Bacha found that the model allowed him to better see the relationship between the maze of holes and the great arteries. He also was able to see the shape of the patches that needed to go in and where they needed to be. “In this particular case, I had to enlarge a hole and enlarge it in the correct direction. I could see in the model [how] I needed to do that. I went into this heart [surgery] knowing I was going to have to do that.”

He adds that the model was quite lifelike. “I knew that this [3D heart] was sort of gravy because the child needed to be operated on,” Bacha says. “A month ago or six months ago, I would have done it the old-fashioned way.” When the manufacturer sent the model, physicians were able to go back and ask for a different view—a different cut, as it were, to allow them to see the heart structures better.

The model cost a few thousand dollars, but allowed the surgeon to fix everything that was wrong with the heart in only one surgery. The charitable foundation Matthew’s Hearts of Hope provided a grant to pay for the model. While it currently isn’t covered by insurance, it is a cost Bacha and Chelliah foresee being worth coverage.

“In this patient, it was pretty apparent that the 3D printing actually saved the patient additional surgeries and additional ICU time,” says Chelliah, “If anything, we think that this is highly cost effective. Not just good for the patient but also good for medicine in general.”

Part of the good these hearts will do for medicine is the ability to continue after as teaching tools. Following surgery, the team intends to create an in-house library of hearts for future cardiologists to learn from. “When I was training we had to go to the pathologists and actually look at human hearts from cadavers and try to make sense of what we saw,” says Bacha. “And now we can have 3D printed hearts.”

Guide to teaching tool

The New York team is not alone in their intent to harness these cases to teach others.

Matthew L. Bramlet, MD, director of the congenital heart disease MRI program at the University of Illinois College of Medicine in Peoria, discussed three successes at the American Heart Association’s 2014 scientific sessions in November. He and his team have experienced similar victories from the start of using 3D printed models to reveal heart anatomy to the surgeons they work with.

They’ve done several now. But from the beginning, the models improved how surgeons were able to do their jobs. “We’re at a point right now where our surgeons won’t go to surgery without the model being printed on the complex cases,” Bramlet says. “They know that their knowledge of the anatomy increases so much. It may not change the plan on every one of them, but by their understanding increasing dramatically, it’s taking away the chance that they’re going to be thrown a curveball in surgery, which does happen.”

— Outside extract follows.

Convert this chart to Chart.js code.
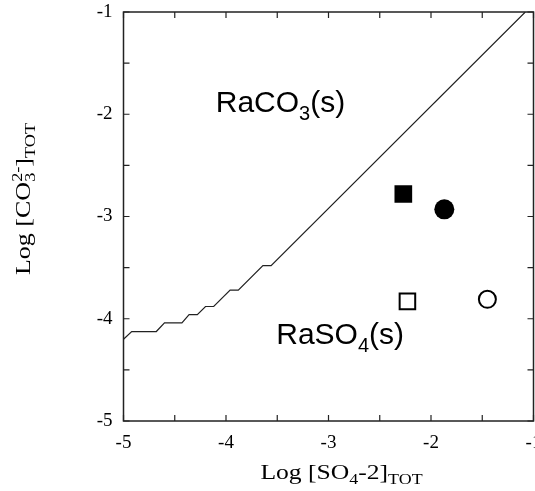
<!DOCTYPE html>
<html><head><meta charset="utf-8">
<script src="https://cdn.jsdelivr.net/npm/chart.js@4"></script>
<style>html,body{margin:0;padding:0;background:#fff}canvas{display:block}</style>
</head><body>
<canvas id="c" width="535" height="491"></canvas>
<script>
// RaCO3(s) / RaSO4(s) boundary line
const boundaryX = [-5, -4.92, -4.68, -4.6, -4.43, -4.36, -4.28, -4.2, -4.12, -3.96, -3.88, -3.64, -3.56, -1.08];
const boundaryY = [-4.2, -4.125, -4.125, -4.04, -4.04, -3.96, -3.96, -3.88, -3.88, -3.72, -3.72, -3.48, -3.48, -1];
// experimental points: filled square, filled circle, open square, open circle
const markerNames = ['filledSquare', 'filledCircle', 'openSquare', 'openCircle'];
const markerX = [-2.27, -1.87, -2.23, -1.45];
const markerY = [-2.78, -2.93, -3.83, -3.81];
// axes
const xMin = -5, xMax = -1, yMin = -5, yMax = -1;
const tickStep = 0.5;
const xTickValues = [-5, -4, -3, -2, -1];
const xTickLabels = ['-5', '-4', '-3', '-2', '-1'];
// region labels (data coords of left/baseline)
const regionLabels = [
  {parts: [['RaCO','n'], ['3','sub'], ['(s)','n']], x: -4.1, y: -1.98},
  {parts: [['RaSO','n'], ['4','sub'], ['(s)','n']], x: -3.51, y: -4.25}
];

const data = {
  datasets: [
    {label: 'boundary', data: boundaryX.map((x, i) => ({x, y: boundaryY[i]})), showLine: true,
     borderColor: '#222', borderWidth: 1.2, pointRadius: 0, tension: 0, fill: false},
    {label: markerNames[0], data: [{x: markerX[0], y: markerY[0]}], pointStyle: 'rect', pointRadius: 12.5,
     backgroundColor: '#000', borderColor: '#000', borderWidth: 0},
    {label: markerNames[1], data: [{x: markerX[1], y: markerY[1]}], pointStyle: 'circle', pointRadius: 10,
     backgroundColor: '#000', borderColor: '#000', borderWidth: 0},
    {label: markerNames[2], data: [{x: markerX[2], y: markerY[2]}], pointStyle: 'rect', pointRadius: 11,
     backgroundColor: '#fff', borderColor: '#000', borderWidth: 2},
    {label: markerNames[3], data: [{x: markerX[3], y: markerY[3]}], pointStyle: 'circle', pointRadius: 8.5,
     backgroundColor: '#fff', borderColor: '#000', borderWidth: 2}
  ]
};

function drawParts(ctx, parts, x, y, size, family, align) {
  const subSize = Math.round(size * 0.68);
  const fnt = k => (k === 'n' ? size : subSize) + 'px ' + family;
  const layout = [];
  let cx = 0, i = 0;
  while (i < parts.length) {
    const [t, k] = parts[i];
    ctx.font = fnt(k);
    let w = ctx.measureText(t).width;
    if (k === 'sub' && parts[i + 1] && parts[i + 1][1] === 'sup') {
      const sp = parts[i + 1];
      ctx.font = fnt('sup');
      const w2 = ctx.measureText(sp[0]).width;
      layout.push([t, k, cx]);
      layout.push([sp[0], 'sup', cx]);
      cx += Math.max(w, w2);
      i += 2;
      continue;
    }
    layout.push([t, k, cx]);
    cx += w;
    i++;
  }
  const x0 = align === 'center' ? x - cx / 2 : x;
  ctx.textBaseline = 'alphabetic';
  ctx.textAlign = 'left';
  layout.forEach(([t, k, ox]) => {
    ctx.font = fnt(k);
    const dy = k === 'sub' ? size * 0.25 : (k === 'sup' ? -size * 0.42 : 0);
    ctx.fillText(t, x0 + ox, y + dy);
  });
}

const framePlugin = {
  id: 'frame',
  afterDraw(chart) {
    const {ctx, chartArea: a, scales} = chart;
    const xs = scales.x, ys = scales.y;
    ctx.save();
    ctx.strokeStyle = '#222';
    ctx.lineWidth = 1.5;
    ctx.strokeRect(a.left, a.top, a.right - a.left, a.bottom - a.top);
    const tl = 6;
    ctx.beginPath();
    for (let v = xMin; v <= xMax + 1e-9; v += tickStep) {
      const px = xs.getPixelForValue(v);
      ctx.moveTo(px, a.bottom); ctx.lineTo(px, a.bottom - tl);
      ctx.moveTo(px, a.top); ctx.lineTo(px, a.top + tl);
    }
    for (let v = yMin; v <= yMax + 1e-9; v += tickStep) {
      const py = ys.getPixelForValue(v);
      ctx.moveTo(a.left, py); ctx.lineTo(a.left + tl, py);
      ctx.moveTo(a.right, py); ctx.lineTo(a.right - tl, py);
    }
    ctx.lineWidth = 1.2;
    ctx.stroke();
    ctx.fillStyle = '#000';
    // x tick labels
    const serif = '"Liberation Serif", "Times New Roman", serif';
    ctx.font = '19px ' + serif;
    ctx.textAlign = 'center';
    ctx.textBaseline = 'alphabetic';
    xTickValues.forEach((v, i) => ctx.fillText(xTickLabels[i], xs.getPixelForValue(v), a.bottom + 27));
    // region labels
    regionLabels.forEach(l => {
      drawParts(ctx, l.parts, xs.getPixelForValue(l.x), ys.getPixelForValue(l.y), 30, '"Liberation Sans", Arial, sans-serif', 'left');
    });
    // axis titles
    ctx.save();
    ctx.translate(341.5, 479);
    ctx.scale(1.28, 1);
    drawParts(ctx, [['Log [SO','n'], ['4','sub'], ['-2]','n'], ['TOT','sub']], 0, 0, 20, serif, 'center');
    ctx.restore();
    ctx.save();
    ctx.translate(30, 199);
    ctx.rotate(-Math.PI / 2);
    ctx.scale(1.3, 1);
    drawParts(ctx, [['Log [CO','n'], ['3','sub'], ['2-','sup'], [']','n'], ['TOT','sub']], 0, 0, 20, serif, 'center');
    ctx.restore();
    ctx.restore();
  }
};

const tickFont = {family: '"Liberation Serif", "Times New Roman", serif', size: 19};
new Chart(document.getElementById('c'), {
  type: 'scatter',
  data,
  options: {
    responsive: false,
    devicePixelRatio: 1,
    animation: false,
    layout: {autoPadding: false, padding: {left: 0, top: 12, right: 1.5, bottom: 0}},
    plugins: {legend: {display: false}, tooltip: {enabled: false}},
    scales: {
      x: {
        type: 'linear', min: xMin, max: xMax, position: 'bottom',
        ticks: {display: false, stepSize: tickStep},
        grid: {display: false, drawTicks: false},
        border: {display: false},
        afterFit: s => { s.height = 70; s.paddingLeft = 0; s.paddingRight = 0; }
      },
      y: {
        type: 'linear', min: yMin, max: yMax, position: 'left',
        ticks: {stepSize: tickStep, autoSkip: false, padding: 11, color: '#000', font: tickFont,
                callback: v => Number.isInteger(v) ? String(v) : ''},
        grid: {display: false, drawTicks: false},
        border: {display: false},
        afterFit: s => { s.width = 123.5; s.paddingTop = 0; s.paddingBottom = 0; }
      }
    }
  },
  plugins: [framePlugin]
});
</script>
</body></html>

In their first case, the surgeon noticed a Swiss cheese ventricular septal defect on the model that they hadn’t seen on the MRI. While larger holes previously had been detected, a larger one that the surgeon knew needed a patch obscured it.

For Bramlet and his team, an important step with each heart is confirming the printed heart is the actual anatomy. This means having the best quality imaging possible and rechecking the heart against the scans.

Bramlet is a champion for visualizing anatomy via 3D printed hearts. “There are kids out there with criss-crossed hearts that there may be a decision to take a single ventricle route where, if they understood a component of it, they would have changed that opinion and turned it into a ventricle repair, which has a dramatic life expectancy difference,” he says.

He envisions a national printed heart library and teamed up with the National Institutes of Health to provide hearts and case studies for their 3D print exchange. Each heart in the exchange will undergo a review process to ensure accuracy. “The best thing we can do is improve our understanding of these hearts, but our greatest pitfall is creating false information about the anatomy that would then change the way somebody evaluates it.”

While it’s still in the early stages, Bramlet sees 3D modeling as an opportunity for all cardiologists and surgeons to learn from each other’s experiences when dealing with congenital heart defects and improve decision making. Bramlet says, “Anything that can improve decision making is worth fighting for.”